A deal with restaurant supplier Shaheen Enterprises Inc. will put Med Deli-brand olive oil on the shelves, Kadoura said. The Virginia company imports olive oil from the Al Koura region of Lebanon – the best in the world, he said.

The restaurant can use items that sell poorly or too slowly, he said, and customers will be able to order special items that might not be available locally.

“It’s going to complete the whole picture when you have the bakery, the grocery, you have the Halal meat, you have the deli,” Kadoura said. “I hope my kids will keep it running after I go, because I want it ... to always stay here, because it is very special to me.”

Kadoura was 7 when the Arabs and Israelis fought the Six-Day War in 1967. His family – two wives and 16 children – fled to the mountains, lost its land and was resettled in a refugee camp near the West Bank city of Nablus.

In 1982, he immigrated to the United States and studied business management at the Minnesota School of Business. After working his way to the top of the hospitality industry, Kadoura opened Med Deli in 1992.

The restaurant first offered only a few Middle Eastern and Greek specialties that Kadoura developed with his mother Ayshi Qadoura and sister Nabila Hassan. Over the years, he expanded and renovated. Med Deli now has more than 60 items, two bakeries and a catering service that comprises roughly 30 percent of the business.

Kadoura moves around excitedly as he talks about the most recent addition – gluten-free pita bread. He put in long hours for nearly two years to perfect the vegan recipe, one of three brands certified by the Gluten Intolerance Group, he said.
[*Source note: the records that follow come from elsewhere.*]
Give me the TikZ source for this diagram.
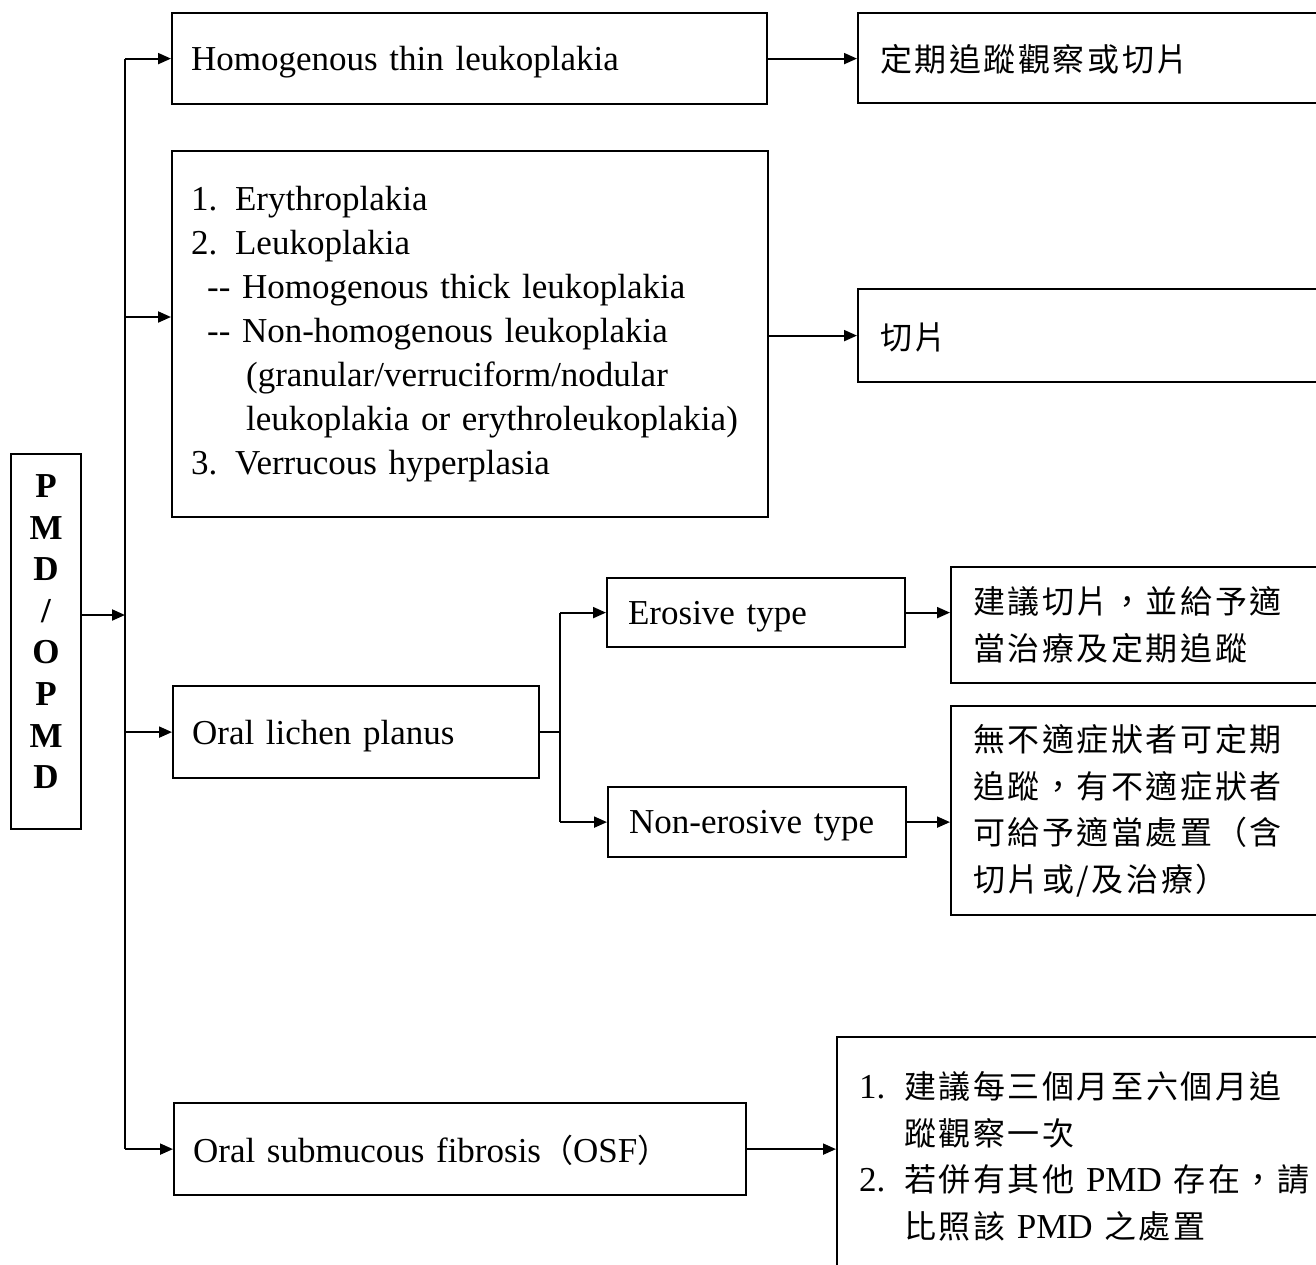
\documentclass[tikz,border=0pt]{standalone}
\usepackage{fontspec}
\setmainfont{Liberation Serif}
\newfontfamily\cjk[LetterSpace=8]{Noto Sans CJK TC}
\usetikzlibrary{arrows.meta}
\newcommand\zhs[1]{{\cjk\fontsize{32}{46.5}\selectfont #1}}
\begin{document}
\begin{tikzpicture}[x=1pt,y=-1pt,
  box/.style={draw, line width=2.2pt, rectangle, anchor=north west, inner xsep=19pt, inner ysep=0pt, align=left, font=\fontsize{35}{44}\selectfont},
  one/.style={text depth=0pt},
  zbox/.style={box, inner xsep=22pt, font=\fontsize{35}{46.5}\selectfont},
  ln/.style={line width=2pt},
  arr/.style={line width=2pt, -{Triangle[length=13pt,width=11pt]}}]
\useasboundingbox (0,0) rectangle (1316,1264);
\clip (0,0) rectangle (1316,1264);

% left main box
\node[draw, line width=2.2pt, anchor=north west, minimum width=70pt, minimum height=375pt, inner sep=0pt, align=center, text depth=20pt, font=\bfseries\fontsize{35}{41.6}\selectfont] (pmd) at (10,453) {P\\M\\D\\/\\O\\P\\M\\D};

% first column boxes
\node[box, one, text width=557pt, minimum height=91pt] (b1) at (171,12) {Homogenous thin leukoplakia};
\node[box, text width=558pt, minimum height=366pt] (b2) at (171,150) {%
\makebox[44pt][l]{1.}Erythroplakia\\
\makebox[44pt][l]{2.}Leukoplakia\\
\hspace*{16pt}\makebox[35pt][l]{-{}-}Homogenous thick leukoplakia\\
\hspace*{16pt}\makebox[35pt][l]{-{}-}Non-homogenous leukoplakia\\
\hspace*{55pt}(granular/verruciform/nodular\\
\hspace*{55pt}leukoplakia or erythroleukoplakia)\\
\makebox[44pt][l]{3.}Verrucous hyperplasia};
\node[box, one, text width=328pt, minimum height=92pt] (b3) at (172,685) {Oral lichen planus};
\node[box, one, text width=534pt, minimum height=92pt] (b4) at (173,1102) {Oral submucous fibrosis\zhs{（}OSF\zhs{）}};

% lichen sub-types
\node[box, one, inner xsep=21pt, text width=256pt, minimum height=69pt] (e1) at (606,577) {Erosive type};
\node[box, one, inner xsep=21pt, text width=256pt, minimum height=70pt] (e2) at (607,786) {Non-erosive type};

% right boxes
\node[zbox, one, text width=460pt, minimum height=90pt] (r1) at (857,12) {\zhs{定期追蹤觀察或切片}};
\node[zbox, one, text width=460pt, minimum height=93pt] (r2) at (857,288) {\zhs{切片}};
\node[zbox, text width=380pt, minimum height=116pt] (re1) at (950,566) {\zhs{建議切片，並給予適}\\\zhs{當治療及定期追蹤}};
\node[zbox, text width=380pt, minimum height=209pt] (re2) at (950,705) {\zhs{無不適症狀者可定期}\\\zhs{追蹤，有不適症狀者}\\\zhs{可給予適當處置（含}\\\zhs{切片或/及治療）}};
\node[zbox, text width=460pt, minimum height=238pt] (r4) at (836,1036) {%
\makebox[45pt][l]{1.}\zhs{建議每三個月至六個月追}\\
\hspace*{45pt}\zhs{蹤觀察一次}\\
\makebox[45pt][l]{2.}\zhs{若併有其他} PMD \zhs{存在，請}\\
\hspace*{45pt}\zhs{比照該} PMD \zhs{之處置}};

% connectors
\coordinate (t0) at (125,615);
\coordinate (j2) at (125,317);
\coordinate (jl) at (560,731);
\draw[arr] (pmd.east |- t0) -- (t0);
\draw[ln] (b1.west -| t0) -- (b4.west -| t0);
\draw[arr] (b1.west -| t0) -- (b1.west);
\draw[arr] (j2) -- (j2 -| b2.west);
\draw[arr] (b3.west -| t0) -- (b3.west);
\draw[arr] (b4.west -| t0) -- (b4.west);

\draw[arr] (b1.east) -- (b1.east -| r1.west);
\draw[arr] (r2.west -| b2.east) -- (r2.west);
\draw[ln] (b3.east) -- (b3.east -| jl);
\draw[ln] (jl |- e1.west) -- (jl |- e2.west);
\draw[arr] (jl |- e1.west) -- (e1.west);
\draw[arr] (jl |- e2.west) -- (e2.west);
\draw[arr] (e1.east) -- (e1.east -| re1.west);
\draw[arr] (e2.east) -- (e2.east -| re2.west);
\draw[arr] (b4.east) -- (b4.east -| r4.west);
\end{tikzpicture}
\end{document}
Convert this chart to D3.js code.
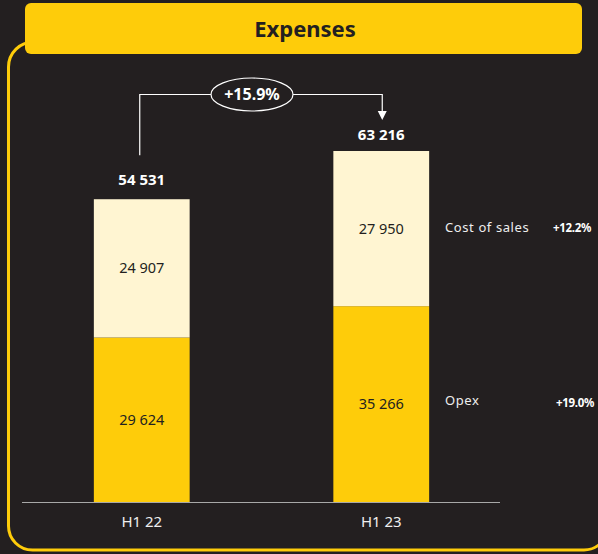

Stores across the Triangle are stocking it, he said.

The gluten-free pita is made in a Kosher bakery facility in Med Deli’s basement; the regular pita, made with unbleached, local flour, is produced in a smaller bakery upstairs. Kadoura said the smaller bakery could change slightly during the renovations. A deli case that hugs one side of the restaurant will be extended across the space, and part of a wall between the market and the 150-seat restaurant will be removed for passage.

“I think it’s going to be really, really good. I’m really, really excited,” Kadoura said. “I just got over the excitement of the gluten-free (pita), and now this has come, and it’s heaven to me.”